Analyzing Programs in the Era of Software 2.0

Xin Zhang
Talk Series: 
02.27.2020 11:00 to 12:00

IRB 4105

With the software industry experiencing a major shift to machine learning, the programming systems community is facing both opportunities and challenges. On one hand, advances in machine learning provide new toolkits to build better programming systems to ensure software quality. On the other hand, as machine learning programs are increasingly being used in critical applications, it is now paramount to ensure their quality as well. In this talk, I will describe a set of new analysis techniques that address these opportunities and challenges.First, I will talk about a data-driven framework for improving program analyses. It enables both online and offline learning by incorporating probabilities in the representation, which is conventionally only logical. While the logical part still encodes the expert knowledge from the analysis designer and ensures correctness, the probabilistic part now offers new abilities to handle uncertainties. Our approach reduces the number of false positives by 70% for foundational program analyses like datarace detection and pointer analysis.

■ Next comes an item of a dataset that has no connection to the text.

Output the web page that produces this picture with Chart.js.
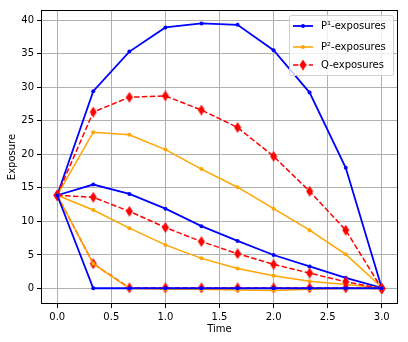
<!DOCTYPE html>
<html>
<head>
<meta charset="utf-8">
<script src="https://cdn.jsdelivr.net/npm/chart.js@4/dist/chart.umd.min.js"></script>
<style>
  html, body { margin: 0; padding: 0; background: #fff; }
  #wrap { width: 408px; height: 342px; }
</style>
</head>
<body>
<div id="wrap"><canvas id="c" width="408" height="342"></canvas></div>
<script>
// ---- data ----
var times = [0, 0.333, 0.667, 1.0, 1.333, 1.667, 2.0, 2.333, 2.667, 3.0];

var p1Upper  = [13.9, 29.4, 35.3, 38.9, 39.5, 39.3, 35.5, 29.2, 18.0, 0.1];
var p1Middle = [13.9, 15.5, 14.1, 11.9,  9.3,  7.1,  5.0,  3.3,  1.6, 0.1];
var p1Lower  = [13.9, 0.05, 0.05, 0.05, 0.05, 0.05, 0.05, 0.05, 0.05, 0.05];

var p2Upper  = [13.9, 23.3, 22.9, 20.7, 17.8, 15.1, 11.9,  8.7,  5.1, 0.2];
var p2Middle = [13.9, 11.7,  9.0,  6.5,  4.5,  3.0,  1.9,  1.1,  0.6, 0.1];
var p2Lower  = [13.9,  3.7,  0.0, -0.1, -0.1, -0.2, -0.3, -0.1,  0.0, 0.0];

var qUpper   = [13.9, 26.3, 28.5, 28.7, 26.6, 24.0, 19.7, 14.5,  8.7, 0.0];
var qMiddle  = [13.9, 13.6, 11.5,  9.1,  7.0,  5.2,  3.6,  2.3,  1.0, 0.0];
var qLower   = [13.9,  3.7,  0.1,  0.1,  0.1,  0.1,  0.1,  0.1,  0.1, 0.0];

var xTicks = [0, 0.5, 1.0, 1.5, 2.0, 2.5, 3.0];
var yTicks = [0, 5, 10, 15, 20, 25, 30, 35, 40];
var legendLabels = ['P\u00b9-exposures', 'P\u00b2-exposures', 'Q-exposures'];

var BLUE = '#0000ff', ORANGE = '#ffa500', RED = '#ff0000';
var FONT = 'DejaVu Sans';

// thin diamond marker like matplotlib 'd'
function makeDiamond() {
    var cv = document.createElement('canvas');
    cv.width = 8; cv.height = 11;
    var g = cv.getContext('2d');
    g.fillStyle = RED;
    g.beginPath();
    g.moveTo(4, 0); g.lineTo(7.5, 5.5); g.lineTo(4, 11); g.lineTo(0.5, 5.5);
    g.closePath(); g.fill();
    return cv;
}
var diamond = makeDiamond();

function pts(arr) { return arr.map(function(v, i){ return { x: times[i], y: v }; }); }

function pSet(arr, color, width, group, order) {
    return { data: pts(arr), borderColor: color, backgroundColor: color, borderWidth: width,
             pointRadius: 2, pointBorderWidth: 0, pointStyle: 'circle', group: group, order: order, tension: 0 };
}
function qSet(arr, order) {
    return { data: pts(arr), borderColor: RED, backgroundColor: RED, borderWidth: 1.5, borderDash: [5.5, 2.4],
             pointStyle: diamond, pointRadius: 5, group: 2, order: order, tension: 0 };
}

var datasets = [
    pSet(p1Upper, BLUE, 1.8, 0, 9), qSet(qUpper, 7), pSet(p2Upper, ORANGE, 1.5, 1, 8),
    pSet(p1Middle, BLUE, 1.8, 0, 6), qSet(qMiddle, 4), pSet(p2Middle, ORANGE, 1.5, 1, 5),
    pSet(p1Lower, BLUE, 1.8, 0, 1), qSet(qLower, 3), pSet(p2Lower, ORANGE, 1.5, 1, 2)
];

var framePlugin = {
    id: 'frame',
    afterDatasetsDraw: function(chart) {
        var a = chart.chartArea, ctx = chart.ctx;
        ctx.save();
        ctx.strokeStyle = '#000'; ctx.lineWidth = 1;
        ctx.strokeRect(Math.round(a.left) + 0.5, Math.round(a.top) + 0.5,
                       Math.round(a.right - a.left) - 1, Math.round(a.bottom - a.top) - 1);
        ctx.restore();
    }
};

var legendPlugin = {
    id: 'boxLegend',
    afterDraw: function(chart) {
        var ctx = chart.ctx;
        var x0 = 289, y0 = 15, w = 104, h = 60;
        ctx.save();
        ctx.fillStyle = 'rgba(255,255,255,0.8)';
        ctx.strokeStyle = '#d0d0d0'; ctx.lineWidth = 1;
        ctx.beginPath();
        ctx.roundRect(x0 + 0.5, y0 + 0.5, w, h, 2);
        ctx.fill(); ctx.stroke();
        var rows = [26, 47, 65];
        var colors = [BLUE, ORANGE, RED];
        ctx.font = '10px "' + FONT + '"';
        ctx.textBaseline = 'middle';
        for (var i = 0; i < 3; i++) {
            var y = rows[i];
            ctx.strokeStyle = colors[i];
            ctx.lineWidth = i === 0 ? 1.8 : 1.5;
            ctx.setLineDash(i === 2 ? [5.5, 2.4] : []);
            ctx.beginPath(); ctx.moveTo(293, y); ctx.lineTo(313, y); ctx.stroke();
            ctx.setLineDash([]);
            if (i < 2) {
                ctx.fillStyle = colors[i];
                ctx.beginPath(); ctx.arc(303, y, 2, 0, Math.PI * 2); ctx.fill();
            } else {
                ctx.drawImage(diamond, 299, y - 5.5);
            }
            ctx.fillStyle = '#000';
            ctx.fillText(legendLabels[i], 321, y);
        }
        ctx.restore();
    }
};

new Chart(document.getElementById('c'), {
    type: 'line',
    data: { datasets: datasets },
    options: {
        responsive: false, animation: false,
        layout: { padding: { top: 10, right: 10, left: 0, bottom: 0 } },
        plugins: { legend: { display: false }, tooltip: { enabled: false } },
        scales: {
            x: {
                type: 'linear', min: -0.15, max: 3.15,
                afterBuildTicks: function(s){ s.ticks = xTicks.map(function(v){ return { value: v }; }); },
                afterFit: function(s){ s.height = 38; },
                grid: { color: '#b0b0b0', lineWidth: 1, tickLength: 4, tickColor: '#000' },
                border: { display: false },
                ticks: { color: '#000', font: { family: FONT, size: 10 }, padding: 3, maxRotation: 0,
                         callback: function(v){ return v.toFixed(1); } },
                title: { display: true, text: 'Time', color: '#000', font: { family: FONT, size: 10 },
                         padding: { top: 2, bottom: 7 } }
            },
            y: {
                type: 'linear', min: -2.3, max: 41.5,
                afterBuildTicks: function(s){ s.ticks = yTicks.map(function(v){ return { value: v }; }); },
                afterFit: function(s){ s.width = 41; },
                grid: { color: '#b0b0b0', lineWidth: 1, tickLength: 4, tickColor: '#000' },
                border: { display: false },
                ticks: { color: '#000', font: { family: FONT, size: 10 }, padding: 3 },
                title: { display: true, text: 'Exposure', color: '#000', font: { family: FONT, size: 10 },
                         padding: { top: 6, bottom: 2 } }
            }
        }
    },
    plugins: [framePlugin, legendPlugin]
});
</script>
</body>
</html>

In addition, our inference engine can solve problems containing up to 10^30 clauses from various domains including program analysis, statistical AI, and Big Data analytics. While existing program analyses work well with conventional programs, they cannot be applied to analyzing novel properties that arise in machine learning. To address this challenge, we have developed program analyses for emerging properties such as interpretability and fairness. Our interpretability analysis is the first that uses corrections as actionable feedback to judgments made by a neural network. And our fairness analysis can scale to models that are more than five orders of magnitude larger than the largest previously-verified model. To enable building machine learning programs that satisfy these properties by construction, we have also developed a probabilistic programming language that supports distributional inference and causal inference.